First of all it’s clear that after 70 years without war in the West, we are no longer aware of the danger posed by the government’s file cabinets. The censuses, the raids, and the killing of communists, homosexuals, the mentally ill, gypsies and Jews would today be facilitated by a tool a thousand times more tragically effective and finely tuned than those available back in 1940. But very few people truly realize this because they did not live through the war. What are the Chinese or Korean dictatorships doing on this subject, the Russian crypto-dictatorship, the Israeli police state so prodigiously equipped to track any Arab dissent? We turn our heads away so as not to see. OK. There are two possible reactions (ignorance, detachment), but both undoubtedly miss the essential point of our acceptance of the worst.

Here I’d like to venture a hypothesis; actually a thesis. This thesis would be the following: the delicate web of surveillance on citizen-customers by those who govern us “vertically” (State powers as well as the liberal powers held by multinationals on the internet) is so amazingly tolerated because it is anchored, “horizontally” in the social practices of mutual checks that occur daily, are familiar, and have become natural. In other words, the NSA sprouts from a social soil that has made self control, control of others and control of the world through technology, proof of a bond, an ethos, a way of life. The stem grows from the rhizomes.

I control myself, you control me, we control ourselves, they control us. Surveillance, management and control become fractalized so that between the mother who sneaks onto the Facebook account of her daughter, the employer who scans the flaws of a job applicant on the web, the husband who reads his wife’s SMS messages and looks at her credit card bills, the retiree who monitors his vacation home with a webcam connected to a motion detector, and the NSA, all the way on top, which runs surveillance on Alcatel, Merkel, J. Schmoe, and Strauss-Kahn. Between all these there is one recurring theme, the same sordid twist, the same economy of desire focused on prevention, fear, and the total control over anything that can surprise, can divert, and can live.

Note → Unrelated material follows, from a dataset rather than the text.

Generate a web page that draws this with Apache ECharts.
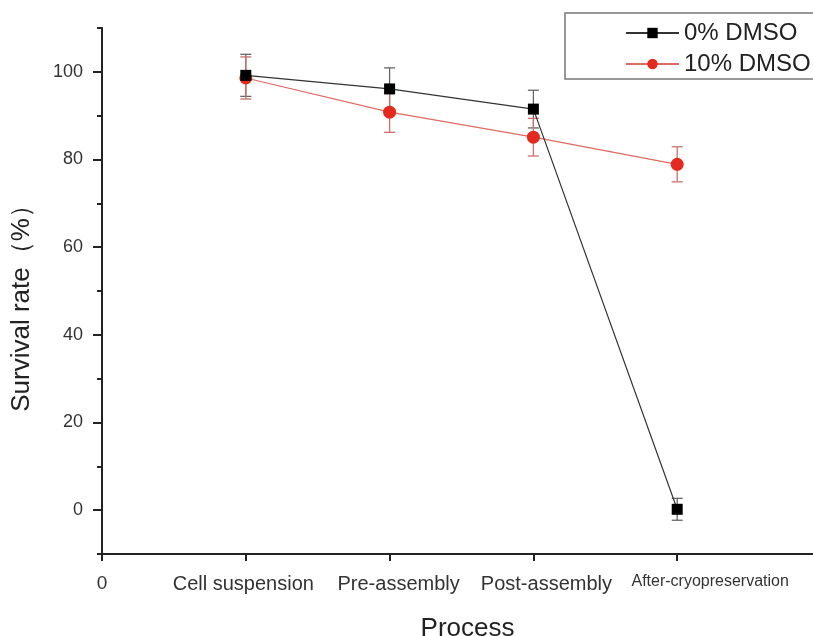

This morning, January 8, 2014, a Palestinian was killed by an Israeli drone, at distance, “cleanly”. Cameras are put in Teddy Bears to reassure parents. Babysitters and our empty houses are filmed. Our cell phones are triangulated, our travels are synchronized, our breathing space is restricted. We put tracking devices in our shoes, toll passes in our pockets because we are in flux, and microchips in the ears of our cats, our dogs and our sheep. The trees in Paris are barcoded. They can remotely hack into the braking system of a car, into a pacemaker in a beating heart. They can disrupt a GPS so that you get lost, activate the webcam on your computer, listen in around you with your smartphone. They manufacture the Xbox One which can constantly monitor your game room, can know which movies you watch, can know which games you play, can know how many people are on your couch, and can measure the volume and the light that enters. These features were quickly removed after facing an outcry that Microsoft never anticipated given that the logic of control has become so natural.

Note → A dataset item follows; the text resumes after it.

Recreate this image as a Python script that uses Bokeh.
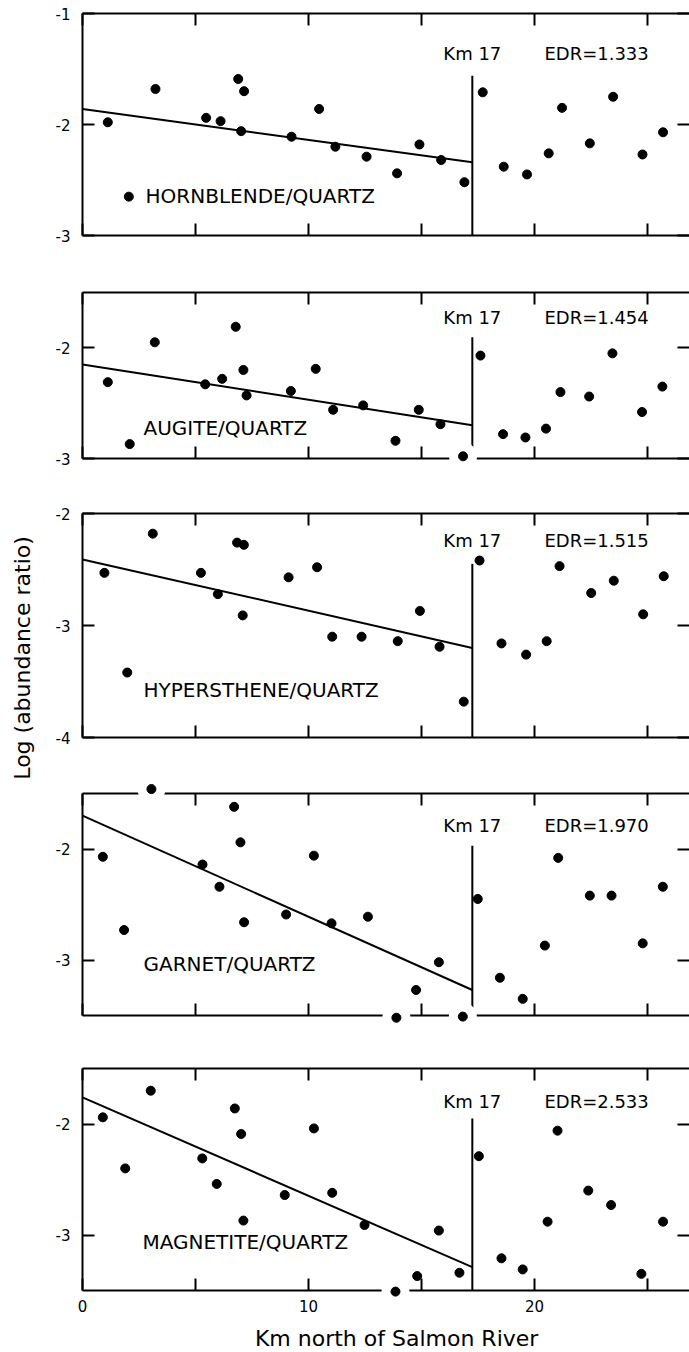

The truth is that we are being mithridatized. We are becoming dangerously acclimated to this subtle poison ingested daily, to this new form of an intimate grip of control and the extensive power that Deleuze diagnosed back in 1990 as our entry into the Societies of Control; and under this yoke we are being gently twisted. The truth is that this control is no longer simply placed and received. It is no longer simply imposed contemptuously, in the form of a pyramid of discipline, which falls upon us, the sad victims of the panoptic powers of the State, of Capital and of Mafias – inciting by its alienating grip strength, resistance, and revolts. No, it’s much better than that.

This desire to control, this impulse towards surveillance and frantic security now runs through each of every one of us. It takes shape and wires itself into our nerves. Everyone becomes the relay, the peddler, the exchanges are made with joy and fear. Everyone gets off on playing their roles as cops, all-powerful bosses, or low-life voyeurs. You control your house, your car, your purchases. He scans his wife’s emails, tracks his daughter with geolocation, and limits the duration of his son’s internet connection. She checks her pulse, controls her blood pressure, counts her calories, and her steps. You filter your calls, track down your ex on Facebook, Google the chick you met at the bar yesterday rather than letting her reveal as much as she wants you to know. And you are offered all the personal and idle tools for that; all the apps; all the flashy hardware for geeks with just a click of a mouse and a beep.